> **Task to complete**:
Below you will find a set of lines. Repeat them all exactly.
-.-.-
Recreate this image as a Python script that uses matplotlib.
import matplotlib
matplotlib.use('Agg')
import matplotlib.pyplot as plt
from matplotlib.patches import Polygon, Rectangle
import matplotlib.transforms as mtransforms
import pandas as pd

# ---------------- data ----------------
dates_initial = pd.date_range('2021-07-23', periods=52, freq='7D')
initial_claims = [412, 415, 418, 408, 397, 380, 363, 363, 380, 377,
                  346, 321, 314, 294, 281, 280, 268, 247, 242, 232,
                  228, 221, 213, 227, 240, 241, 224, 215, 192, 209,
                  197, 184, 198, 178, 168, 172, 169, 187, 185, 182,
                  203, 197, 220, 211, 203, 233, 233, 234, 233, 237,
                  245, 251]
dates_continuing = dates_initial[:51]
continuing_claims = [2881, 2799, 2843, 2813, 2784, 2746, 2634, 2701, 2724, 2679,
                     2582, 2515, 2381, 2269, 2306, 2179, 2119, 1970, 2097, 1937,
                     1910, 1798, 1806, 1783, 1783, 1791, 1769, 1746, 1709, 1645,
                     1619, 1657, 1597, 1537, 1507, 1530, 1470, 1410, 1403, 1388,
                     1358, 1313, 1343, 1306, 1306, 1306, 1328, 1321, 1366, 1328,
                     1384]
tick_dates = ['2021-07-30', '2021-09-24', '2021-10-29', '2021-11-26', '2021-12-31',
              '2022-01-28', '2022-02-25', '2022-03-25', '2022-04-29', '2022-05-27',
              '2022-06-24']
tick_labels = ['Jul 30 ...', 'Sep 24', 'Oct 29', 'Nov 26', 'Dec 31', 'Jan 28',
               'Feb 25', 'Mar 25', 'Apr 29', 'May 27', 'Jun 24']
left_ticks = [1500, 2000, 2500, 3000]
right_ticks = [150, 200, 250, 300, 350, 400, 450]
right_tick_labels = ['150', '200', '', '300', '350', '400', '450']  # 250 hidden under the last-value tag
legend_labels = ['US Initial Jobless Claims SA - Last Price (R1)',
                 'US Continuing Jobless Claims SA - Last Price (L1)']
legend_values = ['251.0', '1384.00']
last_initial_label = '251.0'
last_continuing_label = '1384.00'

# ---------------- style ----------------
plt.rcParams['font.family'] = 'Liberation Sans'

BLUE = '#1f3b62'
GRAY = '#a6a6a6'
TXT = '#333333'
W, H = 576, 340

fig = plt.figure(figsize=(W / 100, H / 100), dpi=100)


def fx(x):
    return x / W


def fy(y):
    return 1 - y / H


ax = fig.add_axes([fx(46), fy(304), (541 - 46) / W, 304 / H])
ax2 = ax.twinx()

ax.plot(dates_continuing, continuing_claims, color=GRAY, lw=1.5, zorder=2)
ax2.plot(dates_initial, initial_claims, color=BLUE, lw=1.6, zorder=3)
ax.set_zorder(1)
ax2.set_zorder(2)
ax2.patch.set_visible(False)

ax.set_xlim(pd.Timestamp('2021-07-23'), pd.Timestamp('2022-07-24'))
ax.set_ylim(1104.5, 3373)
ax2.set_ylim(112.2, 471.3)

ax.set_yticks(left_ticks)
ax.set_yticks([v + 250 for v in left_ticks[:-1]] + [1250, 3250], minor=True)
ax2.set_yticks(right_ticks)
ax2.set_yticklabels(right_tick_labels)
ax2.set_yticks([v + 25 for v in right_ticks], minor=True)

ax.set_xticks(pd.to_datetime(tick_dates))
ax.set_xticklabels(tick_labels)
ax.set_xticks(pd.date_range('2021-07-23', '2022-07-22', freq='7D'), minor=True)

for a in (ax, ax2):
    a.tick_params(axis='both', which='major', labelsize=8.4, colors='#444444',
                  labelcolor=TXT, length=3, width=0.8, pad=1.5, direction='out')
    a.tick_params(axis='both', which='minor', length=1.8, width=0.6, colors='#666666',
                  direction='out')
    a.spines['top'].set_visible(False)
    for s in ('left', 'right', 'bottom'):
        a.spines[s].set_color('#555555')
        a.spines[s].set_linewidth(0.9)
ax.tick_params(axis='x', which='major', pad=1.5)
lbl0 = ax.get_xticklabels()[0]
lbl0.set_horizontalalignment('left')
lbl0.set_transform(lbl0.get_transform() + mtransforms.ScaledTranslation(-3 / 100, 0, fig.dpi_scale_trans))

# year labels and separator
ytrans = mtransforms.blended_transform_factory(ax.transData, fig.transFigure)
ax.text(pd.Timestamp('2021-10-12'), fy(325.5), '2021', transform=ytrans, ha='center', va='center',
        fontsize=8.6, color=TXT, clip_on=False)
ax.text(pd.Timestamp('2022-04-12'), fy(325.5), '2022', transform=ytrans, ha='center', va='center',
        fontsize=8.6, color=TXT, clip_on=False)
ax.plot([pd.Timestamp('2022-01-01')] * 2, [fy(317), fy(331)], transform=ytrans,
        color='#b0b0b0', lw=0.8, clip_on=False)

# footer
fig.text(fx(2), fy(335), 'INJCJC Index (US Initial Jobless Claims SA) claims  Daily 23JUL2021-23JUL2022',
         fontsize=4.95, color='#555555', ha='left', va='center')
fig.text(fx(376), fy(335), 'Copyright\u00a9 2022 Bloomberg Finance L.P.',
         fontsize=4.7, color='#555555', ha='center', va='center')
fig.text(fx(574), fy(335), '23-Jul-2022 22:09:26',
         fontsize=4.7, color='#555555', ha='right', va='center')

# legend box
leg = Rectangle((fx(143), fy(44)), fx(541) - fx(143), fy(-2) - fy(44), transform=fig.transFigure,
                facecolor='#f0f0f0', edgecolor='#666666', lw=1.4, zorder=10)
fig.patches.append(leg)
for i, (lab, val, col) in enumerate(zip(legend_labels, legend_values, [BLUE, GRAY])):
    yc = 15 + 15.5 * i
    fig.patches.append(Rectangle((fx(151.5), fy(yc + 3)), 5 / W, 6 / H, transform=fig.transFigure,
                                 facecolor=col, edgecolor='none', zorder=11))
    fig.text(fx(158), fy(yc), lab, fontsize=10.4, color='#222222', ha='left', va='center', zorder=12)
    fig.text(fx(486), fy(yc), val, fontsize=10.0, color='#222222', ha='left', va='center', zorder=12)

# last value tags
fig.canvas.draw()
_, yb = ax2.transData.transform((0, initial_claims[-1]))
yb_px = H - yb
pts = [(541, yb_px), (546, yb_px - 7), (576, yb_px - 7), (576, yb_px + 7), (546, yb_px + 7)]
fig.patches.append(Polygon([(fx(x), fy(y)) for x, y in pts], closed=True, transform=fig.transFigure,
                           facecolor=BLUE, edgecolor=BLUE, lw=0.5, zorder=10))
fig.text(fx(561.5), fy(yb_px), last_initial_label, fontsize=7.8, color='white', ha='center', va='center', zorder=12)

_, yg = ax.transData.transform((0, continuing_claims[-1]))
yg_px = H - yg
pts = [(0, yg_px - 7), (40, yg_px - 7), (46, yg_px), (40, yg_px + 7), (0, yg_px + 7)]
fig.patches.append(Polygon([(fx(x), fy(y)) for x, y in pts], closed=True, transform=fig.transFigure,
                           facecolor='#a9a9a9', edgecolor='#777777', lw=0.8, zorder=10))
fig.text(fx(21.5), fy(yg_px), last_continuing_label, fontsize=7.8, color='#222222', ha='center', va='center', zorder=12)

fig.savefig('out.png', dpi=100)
-.-.-
> **Response to this task**:
Recreate this image as a Python script that uses matplotlib.
import matplotlib
matplotlib.use('Agg')
import matplotlib.pyplot as plt
from matplotlib.patches import Polygon, Rectangle
import matplotlib.transforms as mtransforms
import pandas as pd

# ---------------- data ----------------
dates_initial = pd.date_range('2021-07-23', periods=52, freq='7D')
initial_claims = [412, 415, 418, 408, 397, 380, 363, 363, 380, 377,
                  346, 321, 314, 294, 281, 280, 268, 247, 242, 232,
                  228, 221, 213, 227, 240, 241, 224, 215, 192, 209,
                  197, 184, 198, 178, 168, 172, 169, 187, 185, 182,
                  203, 197, 220, 211, 203, 233, 233, 234, 233, 237,
                  245, 251]
dates_continuing = dates_initial[:51]
continuing_claims = [2881, 2799, 2843, 2813, 2784, 2746, 2634, 2701, 2724, 2679,
                     2582, 2515, 2381, 2269, 2306, 2179, 2119, 1970, 2097, 1937,
                     1910, 1798, 1806, 1783, 1783, 1791, 1769, 1746, 1709, 1645,
                     1619, 1657, 1597, 1537, 1507, 1530, 1470, 1410, 1403, 1388,
                     1358, 1313, 1343, 1306, 1306, 1306, 1328, 1321, 1366, 1328,
                     1384]
tick_dates = ['2021-07-30', '2021-09-24', '2021-10-29', '2021-11-26', '2021-12-31',
              '2022-01-28', '2022-02-25', '2022-03-25', '2022-04-29', '2022-05-27',
              '2022-06-24']
tick_labels = ['Jul 30 ...', 'Sep 24', 'Oct 29', 'Nov 26', 'Dec 31', 'Jan 28',
               'Feb 25', 'Mar 25', 'Apr 29', 'May 27', 'Jun 24']
left_ticks = [1500, 2000, 2500, 3000]
right_ticks = [150, 200, 250, 300, 350, 400, 450]
right_tick_labels = ['150', '200', '', '300', '350', '400', '450']  # 250 hidden under the last-value tag
legend_labels = ['US Initial Jobless Claims SA - Last Price (R1)',
                 'US Continuing Jobless Claims SA - Last Price (L1)']
legend_values = ['251.0', '1384.00']
last_initial_label = '251.0'
last_continuing_label = '1384.00'

# ---------------- style ----------------
plt.rcParams['font.family'] = 'Liberation Sans'

BLUE = '#1f3b62'
GRAY = '#a6a6a6'
TXT = '#333333'
W, H = 576, 340

fig = plt.figure(figsize=(W / 100, H / 100), dpi=100)


def fx(x):
    return x / W


def fy(y):
    return 1 - y / H


ax = fig.add_axes([fx(46), fy(304), (541 - 46) / W, 304 / H])
ax2 = ax.twinx()

ax.plot(dates_continuing, continuing_claims, color=GRAY, lw=1.5, zorder=2)
ax2.plot(dates_initial, initial_claims, color=BLUE, lw=1.6, zorder=3)
ax.set_zorder(1)
ax2.set_zorder(2)
ax2.patch.set_visible(False)

ax.set_xlim(pd.Timestamp('2021-07-23'), pd.Timestamp('2022-07-24'))
ax.set_ylim(1104.5, 3373)
ax2.set_ylim(112.2, 471.3)

ax.set_yticks(left_ticks)
ax.set_yticks([v + 250 for v in left_ticks[:-1]] + [1250, 3250], minor=True)
ax2.set_yticks(right_ticks)
ax2.set_yticklabels(right_tick_labels)
ax2.set_yticks([v + 25 for v in right_ticks], minor=True)

ax.set_xticks(pd.to_datetime(tick_dates))
ax.set_xticklabels(tick_labels)
ax.set_xticks(pd.date_range('2021-07-23', '2022-07-22', freq='7D'), minor=True)

for a in (ax, ax2):
    a.tick_params(axis='both', which='major', labelsize=8.4, colors='#444444',
                  labelcolor=TXT, length=3, width=0.8, pad=1.5, direction='out')
    a.tick_params(axis='both', which='minor', length=1.8, width=0.6, colors='#666666',
                  direction='out')
    a.spines['top'].set_visible(False)
    for s in ('left', 'right', 'bottom'):
        a.spines[s].set_color('#555555')
        a.spines[s].set_linewidth(0.9)
ax.tick_params(axis='x', which='major', pad=1.5)
lbl0 = ax.get_xticklabels()[0]
lbl0.set_horizontalalignment('left')
lbl0.set_transform(lbl0.get_transform() + mtransforms.ScaledTranslation(-3 / 100, 0, fig.dpi_scale_trans))

# year labels and separator
ytrans = mtransforms.blended_transform_factory(ax.transData, fig.transFigure)
ax.text(pd.Timestamp('2021-10-12'), fy(325.5), '2021', transform=ytrans, ha='center', va='center',
        fontsize=8.6, color=TXT, clip_on=False)
ax.text(pd.Timestamp('2022-04-12'), fy(325.5), '2022', transform=ytrans, ha='center', va='center',
        fontsize=8.6, color=TXT, clip_on=False)
ax.plot([pd.Timestamp('2022-01-01')] * 2, [fy(317), fy(331)], transform=ytrans,
        color='#b0b0b0', lw=0.8, clip_on=False)

# footer
fig.text(fx(2), fy(335), 'INJCJC Index (US Initial Jobless Claims SA) claims  Daily 23JUL2021-23JUL2022',
         fontsize=4.95, color='#555555', ha='left', va='center')
fig.text(fx(376), fy(335), 'Copyright\u00a9 2022 Bloomberg Finance L.P.',
         fontsize=4.7, color='#555555', ha='center', va='center')
fig.text(fx(574), fy(335), '23-Jul-2022 22:09:26',
         fontsize=4.7, color='#555555', ha='right', va='center')

# legend box
leg = Rectangle((fx(143), fy(44)), fx(541) - fx(143), fy(-2) - fy(44), transform=fig.transFigure,
                facecolor='#f0f0f0', edgecolor='#666666', lw=1.4, zorder=10)
fig.patches.append(leg)
for i, (lab, val, col) in enumerate(zip(legend_labels, legend_values, [BLUE, GRAY])):
    yc = 15 + 15.5 * i
    fig.patches.append(Rectangle((fx(151.5), fy(yc + 3)), 5 / W, 6 / H, transform=fig.transFigure,
                                 facecolor=col, edgecolor='none', zorder=11))
    fig.text(fx(158), fy(yc), lab, fontsize=10.4, color='#222222', ha='left', va='center', zorder=12)
    fig.text(fx(486), fy(yc), val, fontsize=10.0, color='#222222', ha='left', va='center', zorder=12)

# last value tags
fig.canvas.draw()
_, yb = ax2.transData.transform((0, initial_claims[-1]))
yb_px = H - yb
pts = [(541, yb_px), (546, yb_px - 7), (576, yb_px - 7), (576, yb_px + 7), (546, yb_px + 7)]
fig.patches.append(Polygon([(fx(x), fy(y)) for x, y in pts], closed=True, transform=fig.transFigure,
                           facecolor=BLUE, edgecolor=BLUE, lw=0.5, zorder=10))
fig.text(fx(561.5), fy(yb_px), last_initial_label, fontsize=7.8, color='white', ha='center', va='center', zorder=12)

_, yg = ax.transData.transform((0, continuing_claims[-1]))
yg_px = H - yg
pts = [(0, yg_px - 7), (40, yg_px - 7), (46, yg_px), (40, yg_px + 7), (0, yg_px + 7)]
fig.patches.append(Polygon([(fx(x), fy(y)) for x, y in pts], closed=True, transform=fig.transFigure,
                           facecolor='#a9a9a9', edgecolor='#777777', lw=0.8, zorder=10))
fig.text(fx(21.5), fy(yg_px), last_continuing_label, fontsize=7.8, color='#222222', ha='center', va='center', zorder=12)

fig.savefig('out.png', dpi=100)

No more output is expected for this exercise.